- [Problem description]
Write out the data again exactly, skipping every picture.

»»

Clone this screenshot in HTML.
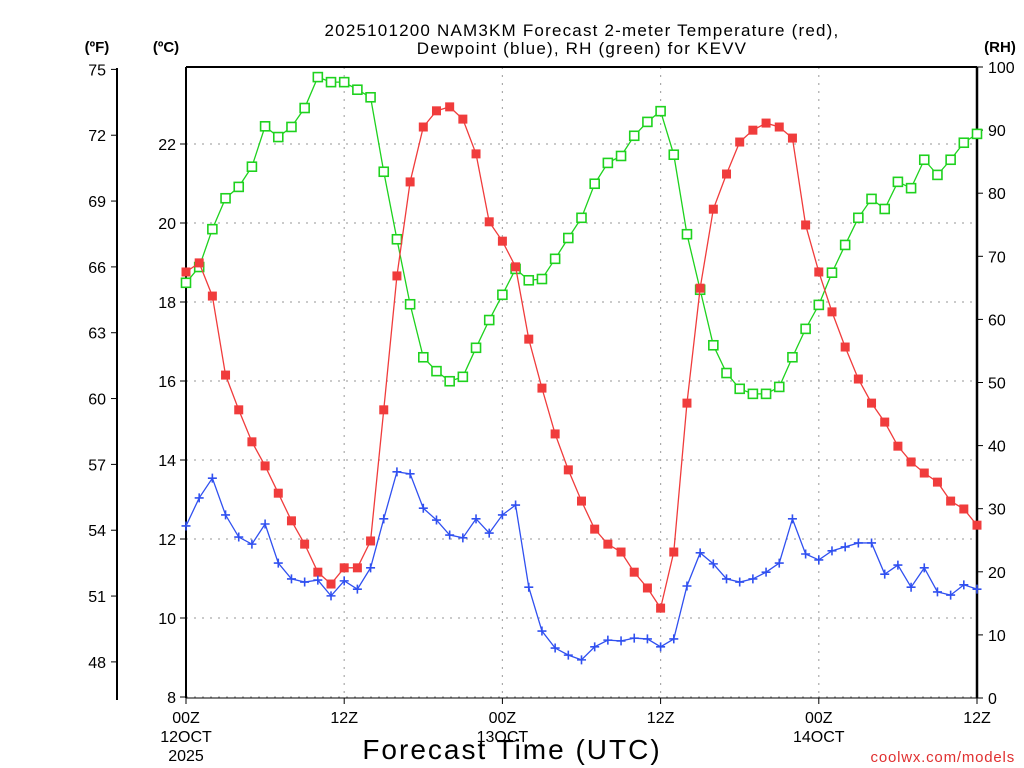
<!DOCTYPE html>
<html><head><meta charset="utf-8"><style>
body{margin:0;background:#fff;}
svg{display:block;font-family:"Liberation Sans",sans-serif;}
</style></head><body>
<svg id="chart" width="1024" height="768" viewBox="0 0 1024 768" xmlns="http://www.w3.org/2000/svg">
<rect width="1024" height="768" fill="#fff"/>
<g font-size="17" text-anchor="middle" fill="#000" letter-spacing="1.2">
<text x="582" y="36">2025101200 NAM3KM Forecast 2-meter Temperature (red),</text>
<text x="582" y="54">Dewpoint (blue), RH (green) for KEVV</text>
</g>
<text x="97" y="52" font-size="15" font-weight="bold" text-anchor="middle">(ºF)</text>
<text x="166" y="52" font-size="15" font-weight="bold" text-anchor="middle">(ºC)</text>
<text x="1000" y="52" font-size="15" font-weight="bold" text-anchor="middle">(RH)</text>
<g id="grid"></g>
<g id="axes"></g>
<g id="series"></g>
<text x="512" y="759" font-size="28" text-anchor="middle" letter-spacing="2">Forecast Time (UTC)</text>
<text x="1015" y="762" font-size="15" fill="#e03030" text-anchor="end" letter-spacing="0.8">coolwx.com/models</text>
</svg>
<script>
const hours = Array.from({length:61},(_,i)=>i);
const tempC = [18.76,18.99,18.15,16.15,15.27,14.46,13.85,13.16,12.46,11.87,11.16,10.86,11.27,11.27,11.95,15.27,18.66,21.04,22.43,22.84,22.94,22.63,21.75,20.03,19.54,18.89,17.06,15.82,14.66,13.75,12.96,12.25,11.87,11.67,11.16,10.76,10.25,11.67,15.44,18.35,20.35,21.24,22.05,22.35,22.53,22.43,22.15,19.95,18.76,17.75,16.86,16.05,15.44,14.96,14.35,13.95,13.67,13.44,12.96,12.76,12.35];
const dewC = [12.33,13.04,13.54,12.61,12.05,11.87,12.38,11.39,10.99,10.91,10.96,10.56,10.94,10.73,11.27,12.51,13.70,13.65,12.78,12.48,12.10,12.03,12.51,12.15,12.61,12.86,10.78,9.67,9.24,9.06,8.94,9.27,9.44,9.42,9.49,9.47,9.27,9.47,10.81,11.65,11.37,10.99,10.91,10.99,11.16,11.39,12.51,11.62,11.47,11.70,11.80,11.90,11.90,11.11,11.34,10.78,11.27,10.66,10.58,10.84,10.73];
const rh = [65.8,68.3,74.3,79.2,81.0,84.2,90.6,88.9,90.5,93.5,98.4,97.6,97.6,96.4,95.2,83.4,72.7,62.4,54.0,51.8,50.2,50.9,55.5,59.9,63.9,68.0,66.2,66.4,69.6,72.9,76.1,81.5,84.8,85.9,89.1,91.3,93.0,86.1,73.5,64.7,55.9,51.5,49.0,48.2,48.2,49.3,54.0,58.5,62.3,67.4,71.8,76.1,79.1,77.5,81.8,80.8,85.3,82.9,85.3,88.0,89.4];
const cTicks = [8,10,12,14,16,18,20,22];
const fTicks = [48,51,54,57,60,63,66,69,72,75];
const rhTicks = [0,10,20,30,40,50,60,70,80,90,100];
const xTickHours = [0,12,24,36,48,60];
const xTickLabels = [["00Z","12OCT","2025"],["12Z"],["00Z","13OCT"],["12Z"],["00Z","14OCT"],["12Z"]];

const NS="http://www.w3.org/2000/svg";
const X0=186,X1=977,Y0=698,YT=67;
const xS=h=>X0+(X1-X0)*h/60;
const cS=c=>697-(c-8)*39.5;
const fS=f=>cS((f-32)*5/9);
const rS=r=>Y0-(Y0-YT)*r/100;
function mk(tag,attrs,parent){const e=document.createElementNS(NS,tag);for(const k in attrs)e.setAttribute(k,attrs[k]);parent.appendChild(e);return e;}
const grid=document.getElementById('grid'),axes=document.getElementById('axes'),series=document.getElementById('series');

cTicks.forEach(c=>{const l=mk('line',{x1:X0,x2:X1,y1:cS(c),y2:cS(c),stroke:'#aaa','stroke-width':1.2,'stroke-dasharray':'2,6'},grid);

});
xTickHours.slice(1,-1).forEach(h=>{const l=mk('line',{x1:xS(h),x2:xS(h),y1:YT,y2:Y0,stroke:'#aaa','stroke-width':1.2,'stroke-dasharray':'2,6'},grid);

});

mk('line',{x1:X0,x2:X0,y1:YT,y2:Y0,stroke:'#000','stroke-width':2},axes);
mk('line',{x1:X1,x2:X1,y1:YT,y2:Y0,stroke:'#000','stroke-width':2.5},axes);
mk('line',{x1:X0,x2:X1,y1:YT,y2:YT,stroke:'#000','stroke-width':2},axes);
mk('line',{x1:X0,x2:X1,y1:Y0,y2:Y0,stroke:'#000','stroke-width':1},axes);
mk('line',{x1:117,x2:117,y1:68,y2:700,stroke:'#000','stroke-width':2},axes);

cTicks.forEach(c=>{mk('line',{x1:180,x2:X0,y1:cS(c),y2:cS(c),stroke:'#000','stroke-width':1},axes);
const t=mk('text',{x:176,y:cS(c)+6,'font-size':16,'text-anchor':'end'},axes);t.textContent=c;

});
fTicks.forEach(f=>{mk('line',{x1:111,x2:117,y1:fS(f),y2:fS(f),stroke:'#000','stroke-width':1},axes);
const t=mk('text',{x:106,y:fS(f)+6,'font-size':16,'text-anchor':'end'},axes);t.textContent=f;

});
rhTicks.forEach(r=>{mk('line',{x1:X1,x2:X1+6,y1:rS(r),y2:rS(r),stroke:'#000','stroke-width':1},axes);
const t=mk('text',{x:988,y:rS(r)+6,'font-size':16,'text-anchor':'start'},axes);t.textContent=r;

});
xTickHours.forEach((h,i)=>{mk('line',{x1:xS(h),x2:xS(h),y1:Y0,y2:Y0+6,stroke:'#000','stroke-width':1},axes);
xTickLabels[i].forEach((s,j)=>{const t=mk('text',{x:xS(h),y:723+j*19,'font-size':16,'text-anchor':'middle'},axes);t.textContent=s;

});});

function line(vals,scale,color,name){
 const p=mk('polyline',{points:vals.map((v,i)=>xS(hours[i])+','+scale(v)).join(' '),fill:'none',stroke:color,'stroke-width':1.3},series);
 
 
}
line(rh,rS,'#1ed21e','rh');
rh.forEach((v,i)=>{const m=mk('rect',{x:xS(hours[i])-4.5,y:rS(v)-4.5,width:9,height:9,fill:'#fff',stroke:'#1ed21e','stroke-width':1.6},series);

});
line(tempC,cS,'#f03c3c','temperature');
tempC.forEach((v,i)=>{const m=mk('rect',{x:xS(hours[i])-4.5,y:cS(v)-4.5,width:9,height:9,fill:'#f03c3c'},series);

});
line(dewC,cS,'#3050f0','dewpoint');
dewC.forEach((v,i)=>{const x=xS(hours[i]),y=cS(v);const g=mk('path',{d:`M${x-4.5},${y}H${x+4.5}M${x},${y-4.5}V${y+4.5}`,stroke:'#3050f0','stroke-width':1.6},series);

});
</script>
</body></html>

««

- [Expected answer]
Clone this screenshot in HTML.
<!DOCTYPE html>
<html><head><meta charset="utf-8"><style>
body{margin:0;background:#fff;}
svg{display:block;font-family:"Liberation Sans",sans-serif;}
</style></head><body>
<svg id="chart" width="1024" height="768" viewBox="0 0 1024 768" xmlns="http://www.w3.org/2000/svg">
<rect width="1024" height="768" fill="#fff"/>
<g font-size="17" text-anchor="middle" fill="#000" letter-spacing="1.2">
<text x="582" y="36">2025101200 NAM3KM Forecast 2-meter Temperature (red),</text>
<text x="582" y="54">Dewpoint (blue), RH (green) for KEVV</text>
</g>
<text x="97" y="52" font-size="15" font-weight="bold" text-anchor="middle">(ºF)</text>
<text x="166" y="52" font-size="15" font-weight="bold" text-anchor="middle">(ºC)</text>
<text x="1000" y="52" font-size="15" font-weight="bold" text-anchor="middle">(RH)</text>
<g id="grid"></g>
<g id="axes"></g>
<g id="series"></g>
<text x="512" y="759" font-size="28" text-anchor="middle" letter-spacing="2">Forecast Time (UTC)</text>
<text x="1015" y="762" font-size="15" fill="#e03030" text-anchor="end" letter-spacing="0.8">coolwx.com/models</text>
</svg>
<script>
const hours = Array.from({length:61},(_,i)=>i);
const tempC = [18.76,18.99,18.15,16.15,15.27,14.46,13.85,13.16,12.46,11.87,11.16,10.86,11.27,11.27,11.95,15.27,18.66,21.04,22.43,22.84,22.94,22.63,21.75,20.03,19.54,18.89,17.06,15.82,14.66,13.75,12.96,12.25,11.87,11.67,11.16,10.76,10.25,11.67,15.44,18.35,20.35,21.24,22.05,22.35,22.53,22.43,22.15,19.95,18.76,17.75,16.86,16.05,15.44,14.96,14.35,13.95,13.67,13.44,12.96,12.76,12.35];
const dewC = [12.33,13.04,13.54,12.61,12.05,11.87,12.38,11.39,10.99,10.91,10.96,10.56,10.94,10.73,11.27,12.51,13.70,13.65,12.78,12.48,12.10,12.03,12.51,12.15,12.61,12.86,10.78,9.67,9.24,9.06,8.94,9.27,9.44,9.42,9.49,9.47,9.27,9.47,10.81,11.65,11.37,10.99,10.91,10.99,11.16,11.39,12.51,11.62,11.47,11.70,11.80,11.90,11.90,11.11,11.34,10.78,11.27,10.66,10.58,10.84,10.73];
const rh = [65.8,68.3,74.3,79.2,81.0,84.2,90.6,88.9,90.5,93.5,98.4,97.6,97.6,96.4,95.2,83.4,72.7,62.4,54.0,51.8,50.2,50.9,55.5,59.9,63.9,68.0,66.2,66.4,69.6,72.9,76.1,81.5,84.8,85.9,89.1,91.3,93.0,86.1,73.5,64.7,55.9,51.5,49.0,48.2,48.2,49.3,54.0,58.5,62.3,67.4,71.8,76.1,79.1,77.5,81.8,80.8,85.3,82.9,85.3,88.0,89.4];
const cTicks = [8,10,12,14,16,18,20,22];
const fTicks = [48,51,54,57,60,63,66,69,72,75];
const rhTicks = [0,10,20,30,40,50,60,70,80,90,100];
const xTickHours = [0,12,24,36,48,60];
const xTickLabels = [["00Z","12OCT","2025"],["12Z"],["00Z","13OCT"],["12Z"],["00Z","14OCT"],["12Z"]];

const NS="http://www.w3.org/2000/svg";
const X0=186,X1=977,Y0=698,YT=67;
const xS=h=>X0+(X1-X0)*h/60;
const cS=c=>697-(c-8)*39.5;
const fS=f=>cS((f-32)*5/9);
const rS=r=>Y0-(Y0-YT)*r/100;
function mk(tag,attrs,parent){const e=document.createElementNS(NS,tag);for(const k in attrs)e.setAttribute(k,attrs[k]);parent.appendChild(e);return e;}
const grid=document.getElementById('grid'),axes=document.getElementById('axes'),series=document.getElementById('series');

cTicks.forEach(c=>{const l=mk('line',{x1:X0,x2:X1,y1:cS(c),y2:cS(c),stroke:'#aaa','stroke-width':1.2,'stroke-dasharray':'2,6'},grid);

});
xTickHours.slice(1,-1).forEach(h=>{const l=mk('line',{x1:xS(h),x2:xS(h),y1:YT,y2:Y0,stroke:'#aaa','stroke-width':1.2,'stroke-dasharray':'2,6'},grid);

});

mk('line',{x1:X0,x2:X0,y1:YT,y2:Y0,stroke:'#000','stroke-width':2},axes);
mk('line',{x1:X1,x2:X1,y1:YT,y2:Y0,stroke:'#000','stroke-width':2.5},axes);
mk('line',{x1:X0,x2:X1,y1:YT,y2:YT,stroke:'#000','stroke-width':2},axes);
mk('line',{x1:X0,x2:X1,y1:Y0,y2:Y0,stroke:'#000','stroke-width':1},axes);
mk('line',{x1:117,x2:117,y1:68,y2:700,stroke:'#000','stroke-width':2},axes);

cTicks.forEach(c=>{mk('line',{x1:180,x2:X0,y1:cS(c),y2:cS(c),stroke:'#000','stroke-width':1},axes);
const t=mk('text',{x:176,y:cS(c)+6,'font-size':16,'text-anchor':'end'},axes);t.textContent=c;

});
fTicks.forEach(f=>{mk('line',{x1:111,x2:117,y1:fS(f),y2:fS(f),stroke:'#000','stroke-width':1},axes);
const t=mk('text',{x:106,y:fS(f)+6,'font-size':16,'text-anchor':'end'},axes);t.textContent=f;

});
rhTicks.forEach(r=>{mk('line',{x1:X1,x2:X1+6,y1:rS(r),y2:rS(r),stroke:'#000','stroke-width':1},axes);
const t=mk('text',{x:988,y:rS(r)+6,'font-size':16,'text-anchor':'start'},axes);t.textContent=r;

});
xTickHours.forEach((h,i)=>{mk('line',{x1:xS(h),x2:xS(h),y1:Y0,y2:Y0+6,stroke:'#000','stroke-width':1},axes);
xTickLabels[i].forEach((s,j)=>{const t=mk('text',{x:xS(h),y:723+j*19,'font-size':16,'text-anchor':'middle'},axes);t.textContent=s;

});});

function line(vals,scale,color,name){
 const p=mk('polyline',{points:vals.map((v,i)=>xS(hours[i])+','+scale(v)).join(' '),fill:'none',stroke:color,'stroke-width':1.3},series);
 
 
}
line(rh,rS,'#1ed21e','rh');
rh.forEach((v,i)=>{const m=mk('rect',{x:xS(hours[i])-4.5,y:rS(v)-4.5,width:9,height:9,fill:'#fff',stroke:'#1ed21e','stroke-width':1.6},series);

});
line(tempC,cS,'#f03c3c','temperature');
tempC.forEach((v,i)=>{const m=mk('rect',{x:xS(hours[i])-4.5,y:cS(v)-4.5,width:9,height:9,fill:'#f03c3c'},series);

});
line(dewC,cS,'#3050f0','dewpoint');
dewC.forEach((v,i)=>{const x=xS(hours[i]),y=cS(v);const g=mk('path',{d:`M${x-4.5},${y}H${x+4.5}M${x},${y-4.5}V${y+4.5}`,stroke:'#3050f0','stroke-width':1.6},series);

});
</script>
</body></html>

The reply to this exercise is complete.